The Countess of Wilton in her book on the art of needlework says that "Elizabeth was an accomplished needlewoman" and that her "embroidery was much thought of". The Rev. W. Dunn Macray in his Annals of the Bodleian Library, Oxford [Claredon Press, 1868, p.52] considers this binding to be one of the princess's "bibliopegic achievements".
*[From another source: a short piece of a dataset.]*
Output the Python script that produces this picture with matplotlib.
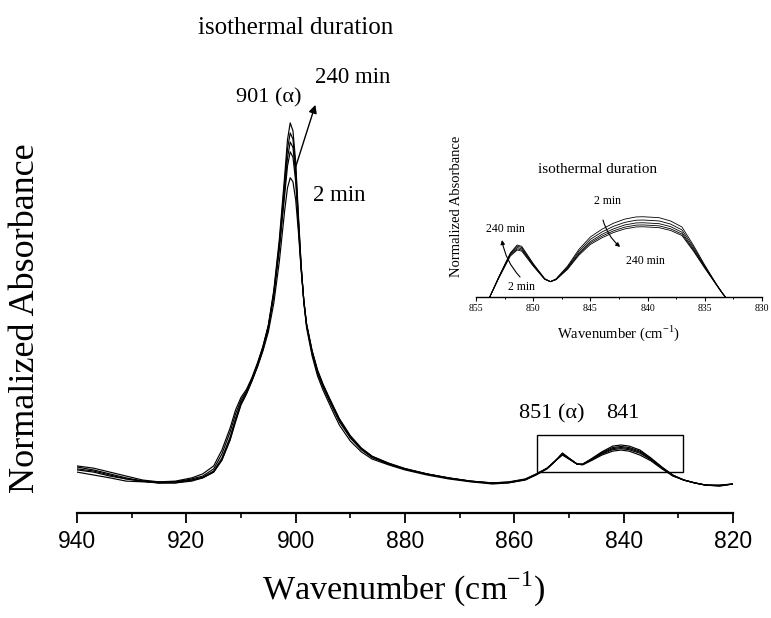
import numpy as np
import matplotlib.pyplot as plt
from matplotlib.patches import Rectangle

# FTIR spectra, 940-820 cm-1, normalized absorbance for five isothermal durations
wavenumber = [940, 937, 934, 931, 928, 925, 922, 919, 917, 915, 913.5, 912, 911, 910, 909,
              908, 907, 906, 905, 904, 903, 902, 901.5, 901, 900.5, 900, 899.5, 899, 898.5,
              898, 897, 896, 895, 894, 893, 892, 890, 888, 886, 883, 880, 876, 872, 868,
              864, 861, 858, 856, 854, 852.5, 851.2, 850, 848.5, 847.5, 846, 844, 842, 840.5,
              839, 837, 835, 833, 831, 829, 827, 825, 822.5, 820]

abs_240min = [0.033, 0.025, 0.017, 0.008, 0.006, 0.003, 0.006, 0.014, 0.022, 0.042, 0.083, 0.144,
              0.194, 0.233, 0.258, 0.291, 0.332, 0.380, 0.440, 0.537, 0.676, 0.856, 0.953, 1.000,
              0.978, 0.892, 0.745, 0.607, 0.501, 0.432, 0.355, 0.299, 0.260, 0.227, 0.194, 0.163,
              0.119, 0.089, 0.069, 0.053, 0.039, 0.025, 0.014, 0.006, 0.000, 0.003, 0.011, 0.025,
              0.042, 0.064, 0.086, 0.072, 0.055, 0.053, 0.064, 0.080, 0.091, 0.094, 0.091, 0.080,
              0.064, 0.042, 0.022, 0.011, 0.003, -0.003, -0.006, 0.000]

abs_b = [0.047, 0.039, 0.028, 0.017, 0.008, 0.003, 0.003, 0.011, 0.019, 0.036, 0.072, 0.130,
         0.182, 0.226, 0.254, 0.288, 0.328, 0.375, 0.436, 0.530, 0.665, 0.838, 0.928, 0.972,
         0.955, 0.875, 0.735, 0.603, 0.505, 0.438, 0.362, 0.307, 0.268, 0.235, 0.203, 0.172,
         0.127, 0.095, 0.073, 0.055, 0.041, 0.027, 0.016, 0.008, 0.002, 0.004, 0.012, 0.026,
         0.043, 0.064, 0.084, 0.071, 0.055, 0.054, 0.066, 0.083, 0.095, 0.098, 0.095, 0.085,
         0.067, 0.044, 0.023, 0.011, 0.003, -0.003, -0.004, 0.000]

abs_c = [0.050, 0.044, 0.033, 0.022, 0.011, 0.006, 0.008, 0.017, 0.028, 0.050, 0.094, 0.155,
         0.205, 0.240, 0.262, 0.295, 0.335, 0.380, 0.438, 0.528, 0.655, 0.818, 0.903, 0.947,
         0.932, 0.858, 0.725, 0.600, 0.507, 0.443, 0.370, 0.316, 0.277, 0.244, 0.212, 0.181,
         0.134, 0.100, 0.077, 0.058, 0.043, 0.028, 0.016, 0.007, 0.002, 0.004, 0.012, 0.027,
         0.043, 0.064, 0.083, 0.070, 0.055, 0.054, 0.067, 0.085, 0.098, 0.101, 0.098, 0.088,
         0.069, 0.045, 0.024, 0.011, 0.003, -0.003, -0.005, 0.000]

abs_d = [0.042, 0.036, 0.025, 0.014, 0.008, 0.003, 0.003, 0.008, 0.017, 0.033, 0.066, 0.122,
         0.175, 0.222, 0.251, 0.286, 0.325, 0.371, 0.430, 0.520, 0.648, 0.802, 0.880, 0.920,
         0.905, 0.838, 0.712, 0.597, 0.506, 0.442, 0.368, 0.313, 0.274, 0.241, 0.210, 0.179,
         0.131, 0.098, 0.076, 0.057, 0.042, 0.028, 0.017, 0.008, 0.003, 0.005, 0.013, 0.027,
         0.044, 0.064, 0.082, 0.070, 0.055, 0.055, 0.068, 0.087, 0.101, 0.104, 0.101, 0.091,
         0.070, 0.046, 0.024, 0.011, 0.003, -0.003, -0.004, 0.000]

abs_2min = [0.039, 0.033, 0.022, 0.014, 0.008, 0.006, 0.006, 0.011, 0.017, 0.033, 0.066, 0.122,
            0.172, 0.219, 0.249, 0.285, 0.324, 0.368, 0.421, 0.501, 0.615, 0.759, 0.820, 0.848,
            0.837, 0.787, 0.698, 0.593, 0.504, 0.440, 0.366, 0.310, 0.271, 0.238, 0.208, 0.177,
            0.130, 0.097, 0.075, 0.055, 0.042, 0.028, 0.017, 0.008, 0.003, 0.006, 0.014, 0.028,
            0.044, 0.064, 0.080, 0.069, 0.055, 0.055, 0.069, 0.089, 0.105, 0.108, 0.105, 0.094,
            0.072, 0.047, 0.025, 0.011, 0.003, -0.003, -0.003, 0.000]

# zoomed 855-830 cm-1 region (baseline corrected)
inset_wn = [853.8, 853, 852, 851.4, 851, 850, 849, 848.5, 848, 847, 846, 845, 844, 843, 842,
            841, 840.4, 839, 838, 837, 836, 835, 834, 833.5, 833.2]

inset_2min = [0, 0.105, 0.225, 0.258, 0.252, 0.170, 0.098, 0.084, 0.100, 0.170, 0.262, 0.330,
              0.372, 0.405, 0.428, 0.440, 0.441, 0.436, 0.418, 0.385, 0.285, 0.175, 0.072, 0.025, 0]
inset_b = [0, 0.107, 0.230, 0.265, 0.258, 0.173, 0.098, 0.084, 0.098, 0.165, 0.252, 0.317,
           0.357, 0.388, 0.410, 0.422, 0.423, 0.418, 0.401, 0.369, 0.275, 0.170, 0.071, 0.025, 0]
inset_c = [0, 0.109, 0.235, 0.272, 0.265, 0.176, 0.099, 0.084, 0.097, 0.160, 0.243, 0.305,
           0.344, 0.374, 0.396, 0.407, 0.408, 0.403, 0.387, 0.356, 0.266, 0.166, 0.070, 0.024, 0]
inset_d = [0, 0.110, 0.238, 0.280, 0.272, 0.180, 0.100, 0.085, 0.096, 0.156, 0.236, 0.297,
           0.334, 0.363, 0.384, 0.395, 0.396, 0.391, 0.375, 0.346, 0.259, 0.162, 0.069, 0.024, 0]
inset_240min = [0, 0.112, 0.242, 0.286, 0.278, 0.184, 0.101, 0.085, 0.095, 0.152, 0.230, 0.289,
                0.325, 0.354, 0.374, 0.385, 0.386, 0.381, 0.366, 0.338, 0.253, 0.158, 0.068, 0.023, 0]

main_ticks = [940, 920, 900, 880, 860, 840, 820]
inset_ticks = [855, 850, 845, 840, 835, 830]

serif = 'Liberation Serif'
sans = 'Liberation Sans'

fig = plt.figure(figsize=(7.71, 6.18), dpi=100)
ax = fig.add_axes([0.0999, 0.1699, 0.8508, 0.678])

for spec in [abs_240min, abs_b, abs_c, abs_d, abs_2min]:
    ax.plot(wavenumber, spec, color='black', lw=0.85)

ax.set_xlim(940, 820)
ax.set_ylim(-0.0803, 1.08)
for side in ['left', 'right', 'top']:
    ax.spines[side].set_visible(False)
ax.spines['bottom'].set_linewidth(1.6)
ax.set_yticks([])
ax.set_xticks(main_ticks)
ax.set_xticks([930, 910, 890, 870, 850, 830], minor=True)
ax.tick_params(axis='x', which='major', direction='out', length=7.5, width=1.3, pad=4.5,
               labelsize=16.5)
ax.tick_params(axis='x', which='minor', direction='out', length=3.5, width=1.2)
for lbl in ax.get_xticklabels():
    lbl.set_fontfamily(sans)

ax.set_xlabel('Wavenumber (cm$^{\\mathregular{-1}}$)', fontsize=24.5, family=serif)
ax.xaxis.set_label_coords(0.498, -0.136)
ax.set_ylabel('Normalized Absorbance', fontsize=26, family=serif)
ax.yaxis.set_label_coords(-0.053, 0.465)

ax.text(900.1, 1.263, 'isothermal duration', fontsize=18, family=serif, ha='center', va='center')
ax.text(905.0, 1.069, '901 (\u03b1)', fontsize=16, family=serif, ha='center', va='center')
ax.text(889.5, 1.127, '240 min', fontsize=16.5, family=serif, ha='center', va='center')
ax.text(892.0, 0.798, '2 min', fontsize=16.5, family=serif, ha='center', va='center')
ax.annotate('', xy=(896.4, 1.050), xytext=(900.07, 0.875),
            arrowprops=dict(arrowstyle='-|>', color='black', lw=1.0,
                            mutation_scale=12, shrinkA=0, shrinkB=0))

ax.text(853.2, 0.194, '851 (\u03b1)', fontsize=16, family=serif, ha='center', va='center')
ax.text(840.2, 0.194, '841', fontsize=16, family=serif, ha='center', va='center')
ax.add_patch(Rectangle((829.2, 0.033), 26.7, 0.103, fill=False, lw=1.0, edgecolor='black'))

# inset: enlarged 851/841 bands
ins = fig.add_axes([0.6174, 0.5194, 0.3709, 0.2945])
for spec in [inset_2min, inset_b, inset_c, inset_d, inset_240min]:
    ins.plot(inset_wn, spec, color='black', lw=0.6)
ins.set_xlim(855, 830)
ins.set_ylim(0, 1.0)
for side in ['left', 'right', 'top']:
    ins.spines[side].set_visible(False)
ins.spines['bottom'].set_linewidth(1.0)
ins.set_yticks([])
ins.set_xticks(inset_ticks)
ins.set_xticks([852.5, 847.5, 842.5, 837.5, 832.5], minor=True)
ins.tick_params(axis='x', which='major', direction='out', length=3, width=0.8, pad=2, labelsize=7)
ins.tick_params(axis='x', which='minor', direction='out', length=1.5, width=0.7)
for lbl in ins.get_xticklabels():
    lbl.set_fontfamily(serif)
ins.set_xlabel('Wavenumber (cm$^{\\mathregular{-1}}$)', fontsize=10.5, family=serif)
ins.xaxis.set_label_coords(0.497, -0.143)
ins.set_ylabel('Normalized Absorbance', fontsize=10.5, family=serif)
ins.yaxis.set_label_coords(-0.045, 0.5)

ins.text(844.4, 0.703, 'isothermal duration', fontsize=11, family=serif, ha='center', va='center')
ins.text(843.5, 0.527, '2 min', fontsize=8.5, family=serif, ha='center', va='center')
ins.text(852.4, 0.374, '240 min', fontsize=8.5, family=serif, ha='center', va='center')
ins.text(840.2, 0.198, '240 min', fontsize=8.5, family=serif, ha='center', va='center')
ins.text(851.0, 0.055, '2 min', fontsize=8.5, family=serif, ha='center', va='center')
ins.annotate('', xy=(852.73, 0.313), xytext=(851.15, 0.110),
             arrowprops=dict(arrowstyle='-|>', color='black', lw=0.8, mutation_scale=6,
                             shrinkA=0, shrinkB=0, connectionstyle='arc3,rad=-0.15'))
ins.annotate('', xy=(842.4, 0.275), xytext=(843.9, 0.423),
             arrowprops=dict(arrowstyle='-|>', color='black', lw=0.8, mutation_scale=6,
                             shrinkA=0, shrinkB=0, connectionstyle='arc3,rad=0.15'))

fig.savefig('out.png', dpi=100)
The design is similar on both sides, although the back is now sadly very worn. The base of the embroidery is worked in pale blue silk stitched all over the canvas. Surrounding Katherine's initials is a geometric motif worked in scroll-work in gold and silver braiding and in each corner a heartease appears, worked in purple and yellow silks interwoven with fine gold thread. The volume comprises 63 small quarto parchment leaves and measures around 7 by 5 inches. It is now in the collection of the Bodleian Library.